愛する人を失った時、その喪失感をどう乗り越えればいいのか。そもそも、乗り越えることなどできるのでしょうか。今回ご紹介する中村文則さんの『ゴミ屋敷』は、そんな問いを、あまりにも奇妙で、どこか可笑しく、そして切ない形で私たちに投げかけてくる物語です。
妻の突然の死をきっかけに、心を閉ざし、やがてガラクタで家を埋め尽くしていく一人の男。その常軌を逸した行動の裏に隠された、純粋な愛と絶望。読み終えた後、あなたの目に映る世界が、少しだけ違って見えるかもしれません。あなたの『普通』をきっと揺さぶる、強烈な物語なのです。
中村文則『ゴミ屋敷』
『世界の果て』所収作
あらすじ
妻を事故で亡くした衝撃で、男は心を閉ざし動かなくなった。しかし、ある日突然目覚めると、ガラクタを集めては自宅に積み上げ始める。
作品の魅力・ポイント・感想

言葉にならない叫びが「ゴミの塔」になった日
物語は、主人公の男が妻の死の衝撃で、一切の反応を失ってしまう場面から始まります。まるで抜け殻のようになった彼は、しかしある日突然、何かに突き動かされるように動き出します。彼が始めたのは、近所から廃材や鉄屑といった、いわゆる「ゴミ」を拾い集め、自宅に積み上げていくことでした。
その行為は、日を追うごとにエスカレートしていきます。家はガラクタで埋め尽くされ、ついには屋根を突き破って、天に向かってそびえ立つ巨大な「ゴミの塔」が出現するのです。近隣住民は気味悪がり、行政も「ことなかれ主義」で対応しようとします。しかし、男は一心不乱にガラクタを積み上げ続けます。その姿は、狂気そのものに見えるかもしれません。
しかし、これは本当にただの狂気なのでしょうか。物語には、同じ事故で妻を亡くしたもう一人の遺族が登場します。彼は社会に原因を問い、署名活動を行い、テレビにも出演して「正しく」悲しみを乗り越えようとします。その対比によって、主人公の男の行動が、社会的な「普通」から逸脱した、あまりにも個人的で純粋な魂の叫びであることが際立つのです。言葉にできない悲しみが、彼にガラクタを積ませている。その塔は、亡き妻への巨大な墓標であり、届くはずのない想いを天に届けようとする、彼の祈りの形なのかもしれません。
悲劇なのに笑える「ブラックユーモア」という新境地
この物語の最もユニークな点は、極めてシリアスな状況を、思わず笑ってしまうような「ブラックユーモア」を交えて描いていることです。著者の作品に重厚なイメージを持つ読者ほど、そのギャップに驚かされるでしょう。
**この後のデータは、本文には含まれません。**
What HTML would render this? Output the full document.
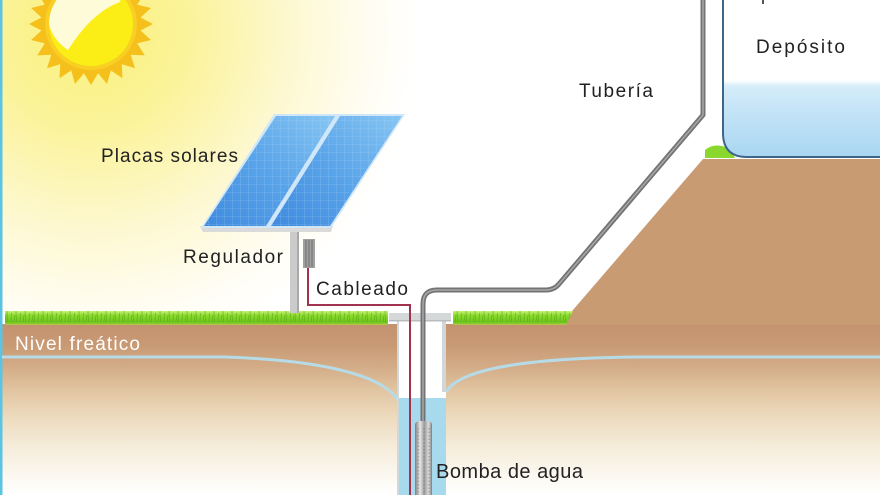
<!DOCTYPE html>
<html><head><meta charset="utf-8"><style>
html,body{margin:0;padding:0;background:#fff;}
svg{display:block;}
text{font-family:"Liberation Sans",sans-serif;}
</style></head><body>
<svg width="880" height="495" viewBox="0 0 880 495" xmlns="http://www.w3.org/2000/svg">
<defs>
<radialGradient id="glow" cx="90" cy="30" r="330" gradientUnits="userSpaceOnUse">
<stop offset="0" stop-color="#faf07a"/>
<stop offset="0.3" stop-color="#fbf39a"/>
<stop offset="0.6" stop-color="#fdf8cf"/>
<stop offset="0.85" stop-color="#fffdf2"/>
<stop offset="1" stop-color="#ffffff"/>
</radialGradient>
<linearGradient id="soil" x1="0" y1="325" x2="0" y2="495" gradientUnits="userSpaceOnUse">
<stop offset="0" stop-color="#c49270"/>
<stop offset="0.12" stop-color="#c89a74"/>
<stop offset="0.25" stop-color="#d3ad88"/>
<stop offset="0.4" stop-color="#e3c7a4"/>
<stop offset="0.55" stop-color="#eddcbf"/>
<stop offset="0.72" stop-color="#f5ecdb"/>
<stop offset="0.9" stop-color="#fcf9f2"/>
<stop offset="1" stop-color="#ffffff"/>
</linearGradient>
<linearGradient id="grass" x1="0" y1="0" x2="0" y2="1">
<stop offset="0" stop-color="#c6f07a"/>
<stop offset="0.3" stop-color="#8fdc30"/>
<stop offset="0.8" stop-color="#6cc51c"/>
<stop offset="1" stop-color="#b8c850"/>
</linearGradient>
<pattern id="blades" x="0" y="0" width="9" height="14" patternUnits="userSpaceOnUse">
<path d="M2,14 L2.5,5 M5,14 L6,7 M7.5,14 L7,3" stroke="#4ea012" stroke-width="0.8" opacity="0.6"/>
</pattern>
<linearGradient id="panel" x1="0" y1="1" x2="1" y2="0">
<stop offset="0" stop-color="#3f8ade"/>
<stop offset="0.5" stop-color="#5aa4ea"/>
<stop offset="1" stop-color="#86c6f3"/>
</linearGradient>
<pattern id="cells" x="0" y="0" width="8" height="8" patternUnits="userSpaceOnUse">
<path d="M0,0 H8 M0,0 V8" stroke="#b6dcf7" stroke-width="0.6" opacity="0.6"/>
</pattern>
<linearGradient id="water" x1="0" y1="80" x2="0" y2="157" gradientUnits="userSpaceOnUse">
<stop offset="0" stop-color="#ffffff"/>
<stop offset="0.08" stop-color="#d6edfa"/>
<stop offset="0.4" stop-color="#c4e4f7"/>
<stop offset="1" stop-color="#a9d6f1"/>
</linearGradient>
<linearGradient id="pump" x1="0" y1="0" x2="1" y2="0">
<stop offset="0" stop-color="#7d7d7d"/>
<stop offset="0.3" stop-color="#e6e6e6"/>
<stop offset="0.55" stop-color="#9a9a9a"/>
<stop offset="0.8" stop-color="#dedede"/>
<stop offset="1" stop-color="#7a7a7a"/>
</linearGradient>
<clipPath id="tankclip"><path d="M723,-10 V133 Q723,157 747,157 H890 V-10 Z"/></clipPath>
<clipPath id="sunclip"><circle cx="91" cy="24" r="42"/></clipPath>
</defs>

<!-- background and sun glow -->
<rect x="0" y="0" width="880" height="495" fill="#fff"/>
<circle cx="90" cy="30" r="330" fill="url(#glow)"/>

<!-- sun -->
<polygon fill="#f5bf1c" points="
153,24 140.5,30.5 150.9,40 137.2,43.4 144.7,55.4 130.7,54.8 135,68.3 121.7,64.1 122.5,78.2 110.8,70.4 107,84 98.1,73.1 91,85 84,73.1 75,84 71.3,70.4 59.5,78.2 60.3,64.1 47,68.3 51.3,54.8 37.3,55.4 44.8,43.4 31.1,40 41.5,30.5 29,24 41.5,17.5 31.1,8 44.8,4.6 37.3,-7.4 51.3,-6.8 47,-20.3 60.3,-16.1 59.5,-30.2 71.3,-22.4 75,-36 84,-25.1 91,-37 98.1,-25.1 107,-36 110.8,-22.4 122.5,-30.2 121.7,-16.1 135,-20.3 130.7,-6.8 144.7,-7.4 137.2,4.6 150.9,8 140.5,17.5"/>
<circle cx="91" cy="24" r="46" fill="#f8cf22"/>
<circle cx="91" cy="24" r="42" fill="#fbee16"/>
<path clip-path="url(#sunclip)" d="M48,-20 L125,-20 L120,2 Q92,12 68,50 Q50,38 48,18 Z" fill="#fefbd8"/>

<!-- left cyan edge -->
<rect x="0" y="0" width="2.5" height="495" fill="#5cc4e2"/>

<!-- soil -->
<rect x="2.5" y="324" width="878" height="171" fill="url(#soil)"/>
<!-- hill -->
<polygon points="560,325 703,159 880,159 880,325" fill="#c89b73"/>
<!-- white margin between pipe slope and hill is background -->

<!-- water table -->
<path d="M2,357 H225 C310,360 380,372 398,400" fill="none" stroke="#b7dbe6" stroke-width="3"/>
<path d="M880,357 H640 C530,358 460,368 446,392" fill="none" stroke="#b7dbe6" stroke-width="3"/>

<!-- well -->
<rect x="398" y="320" width="48" height="80" fill="#fff"/>
<rect x="398" y="398" width="48" height="97" fill="#a8daee"/>
<rect x="397" y="320" width="2" height="175" fill="#cfd8dc"/>
<rect x="442" y="320" width="4" height="72" fill="#d3d6d8"/>
<rect x="389" y="313" width="62" height="8" fill="#d5d8d9"/>
<rect x="389" y="320" width="62" height="1.5" fill="#b9bcbd"/>

<!-- grass strips -->
<rect x="5" y="311" width="383" height="14" fill="url(#grass)"/>
<rect x="5" y="311" width="383" height="14" fill="url(#blades)"/>
<polygon points="453,311 573,311 566,325 453,325" fill="url(#grass)"/>
<polygon points="453,311 573,311 566,325 453,325" fill="url(#blades)"/>
<path d="M705,158 V150 Q712,144 722,146 Q730,148 735,158 Z" fill="#8ad72e"/>

<!-- pole & regulator -->
<rect x="290" y="228" width="9" height="85" fill="#cbcbcb"/>
<rect x="297" y="228" width="2" height="85" fill="#a9a9a9"/>
<rect x="303" y="239" width="12" height="29" fill="#a0a0a0"/>
<path d="M306,240 V267 M309,240 V267 M312,240 V267" stroke="#6e6e6e" stroke-width="1"/>

<!-- solar panels -->
<polygon points="200,226 333,226 331,232 203,232" fill="#dadada"/>
<polygon points="274,114 405,114 331,228 201,228" fill="#cfe7f8"/>
<polygon points="276,116 335,116 266,226 204,226" fill="url(#panel)"/>
<polygon points="276,116 335,116 266,226 204,226" fill="url(#cells)"/>
<polygon points="340,116 402,116 330,226 271,226" fill="url(#panel)"/>
<polygon points="340,116 402,116 330,226 271,226" fill="url(#cells)"/>

<!-- cable -->
<path d="M308,268 V305 H410 V495" fill="none" stroke="#a2334f" stroke-width="2"/>

<!-- pipe -->
<path d="M423,425 V304 Q423,290 437,290 H546 Q554,290 559,284 L703,115 V-5" fill="none" stroke="#737373" stroke-width="5" stroke-linejoin="round"/>
<path d="M423,425 V304 Q423,290 437,290 H546 Q554,290 559,284 L703,115 V-5" fill="none" stroke="#a8a8a8" stroke-width="1.5" stroke-linejoin="round"/>

<!-- pump -->
<rect x="415" y="421" width="17" height="80" rx="4" fill="url(#pump)"/>
<path d="M418,428 V495 M424,428 V495 M429,428 V495" stroke="#777" stroke-width="0.7" stroke-dasharray="1.5 2"/>

<!-- tank -->
<path d="M723,-10 V133 Q723,157 747,157 H890 V-10 Z" fill="#fff"/>
<rect x="700" y="80" width="190" height="80" fill="url(#water)" clip-path="url(#tankclip)"/>
<path d="M723,-10 V133 Q723,157 747,157 H890" fill="none" stroke="#3e6688" stroke-width="2"/>
<rect x="762" y="0" width="2" height="4" fill="#555"/>

<!-- labels -->
<text x="101" y="162" font-size="19" fill="#222" textLength="137" lengthAdjust="spacing">Placas solares</text>
<text x="183" y="263" font-size="19" fill="#222" textLength="100" lengthAdjust="spacing">Regulador</text>
<text x="316" y="295" font-size="19" fill="#222" textLength="92" lengthAdjust="spacing">Cableado</text>
<text x="579" y="97" font-size="19" fill="#222" textLength="74" lengthAdjust="spacing">Tubería</text>
<text x="756" y="53" font-size="19" fill="#222" textLength="89" lengthAdjust="spacing">Depósito</text>
<text x="15" y="350" font-size="19" fill="#fff" textLength="125" lengthAdjust="spacing">Nivel freático</text>
<text x="436" y="478" font-size="20" fill="#222" textLength="147" lengthAdjust="spacing">Bomba de agua</text>
</svg>
</body></html>
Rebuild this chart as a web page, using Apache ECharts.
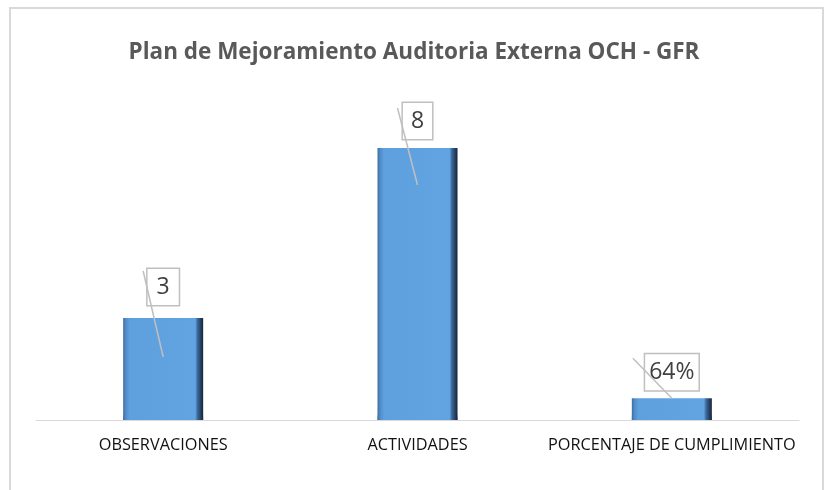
<!DOCTYPE html>
<html><head><meta charset="utf-8">
<script src="https://cdn.jsdelivr.net/npm/echarts@6/dist/echarts.min.js"></script>
<style>html,body{margin:0;padding:0;background:#fff}#c{width:828px;height:490px}</style>
</head><body><div id="c"></div>
<script>
const categories = ['OBSERVACIONES', 'ACTIVIDADES', 'PORCENTAJE DE CUMPLIMIENTO'];
const values = [3, 8, 0.64];
const labelTexts = ['3', '8', '64%'];
const titleText = 'Plan de Mejoramiento Auditoria Externa OCH - GFR';

const FONT = "'Open Sans', sans-serif";
const labelDist = [13, 9, 8];
const labelPad = [[5, 9], [5, 8], [5, 4]];
const chart = echarts.init(document.getElementById('c'));

function build(y0) {
  return {
    animation: false,
    title: {
      text: titleText, left: 'center', top: 36,
      textStyle: { fontFamily: FONT, fontWeight: 'bold', fontSize: 22.5, color: '#595959' }
    },
    grid: { left: 36, right: 29, top: 80, bottom: 70 },
    xAxis: {
      type: 'category', data: categories,
      axisLine: { lineStyle: { color: '#d9d9d9', width: 1 } },
      axisTick: { show: false },
      axisLabel: { fontFamily: FONT, fontSize: 16.3, color: '#111', margin: 17, interval: 0 }
    },
    yAxis: { type: 'value', min: 0, max: 10, show: false, splitLine: { show: false } },
    series: [
      {
        type: 'bar', barWidth: 80,
        data: values.map((v, i) => ({ value: v, label: { padding: labelPad[i] } })),
        itemStyle: {
          color: { type: 'linear', x: 0, y: 0, x2: 1, y2: 0, colorStops: [
            { offset: 0, color: '#3c6c9c' }, { offset: 0.03, color: '#4f8bc6' },
            { offset: 0.08, color: '#5e9fdd' }, { offset: 0.9, color: '#62a4e2' },
            { offset: 0.93, color: '#3a6898' }, { offset: 1, color: '#15233a' } ] }
        },
        label: {
          show: true, position: 'top',
          distance: 0,
          formatter: p => labelTexts[p.dataIndex],
          fontFamily: FONT, fontSize: 23, color: '#404040', lineHeight: 26,
          backgroundColor: '#fff', borderColor: '#bfbfbf', borderWidth: 1.5
        },
        labelLayout: p => ({ dy: -labelDist[p.dataIndex] })
      },
      {
        type: 'bar', data: values, barWidth: 80, barGap: '-100%', silent: true, z: 1,
        itemStyle: {
          color: { type: 'linear', x: 0, y: y0 - 7, x2: 0, y2: y0, global: true, colorStops: [
            { offset: 0, color: 'rgba(20,40,70,0)' }, { offset: 1, color: 'rgba(20,40,70,0.85)' } ] }
        }
      }
    ]
  };
}

chart.setOption(build(420));
const y0 = chart.convertToPixel({ yAxisIndex: 0 }, 0);
chart.setOption(build(y0));

// leader lines (Excel-style) computed from bar positions
const lead = [
  { sx: -20, sy: -47, ey: 39 },
  { sx: -20, sy: -40, ey: 37 },
  { sx: -39, sy: -40, ey: 0 }
];
const graphics = [{
  type: 'rect', shape: { x: 10, y: 8, width: 813, height: 490 },
  style: { fill: 'none', stroke: '#d9d9d9', lineWidth: 2 }, z: 0
}];
values.forEach((v, i) => {
  const p = chart.convertToPixel({ seriesIndex: 0 }, [i, v]);
  graphics.push({
    type: 'line', z: 100,
    shape: { x1: p[0] + lead[i].sx, y1: p[1] + lead[i].sy, x2: p[0], y2: p[1] + lead[i].ey },
    style: { stroke: '#bfbfbf', lineWidth: 1.5 }
  });
});
chart.setOption({ graphic: graphics });
</script>
</body></html>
例えば、動かなくなった男の世話をする看護師は、彼が反応しないのをいいことに、鼻の穴に綿棒を突っ込んだりします。男が自宅に戻ってからも、世話を任された若いヘルパーの女性は、彼の顔に平気で落書きをして楽しむ始末。これらの行動は、冷静に考えれば不謹慎極まりないのですが、どこか乾いた淡々とした筆致で描かれることで、不思議な可笑しさが生まれています。
この悲劇と喜劇の絶妙なバランス感覚こそが、本作の最大の魅力です。私たちは、男の置かれた状況に胸を痛めながらも、周囲の人間たちのどこかズレた行動にクスリと笑ってしまう。しかし、その笑いは決して主人公を嘲笑するものではありません。むしろ、どうしようもない状況に置かれた人間の、愚かさや滑稽さ、そしてその中に垣間見える愛おしさを浮き彫りにします。ただ悲しいだけではない、ただ面白いだけでもない。この複雑な読書体験は、間違いなく癖になるはずです。
おわりに

中村文則さんの『ゴミ屋敷』は、愛と喪失という普遍的なテーマを、シュールな笑いと切ない詩情で描き出した、唯一無二の傑作です。悲しみの表現方法は一つではないこと、そして「普通」という枠がいかに脆いものであるかを、この物語は教えてくれます。
「最近、心が動かされるような体験をしていないな」と感じている人、常識や理屈だけでは割り切れない物語に触れたい人にこそ、ぜひ手に取ってほしい一冊です。
読み終えたあなたの心にもきっと、奇妙で、歪で、それでいてどこか温かい、不思議な「何か」が積み上がっていくことでしょう。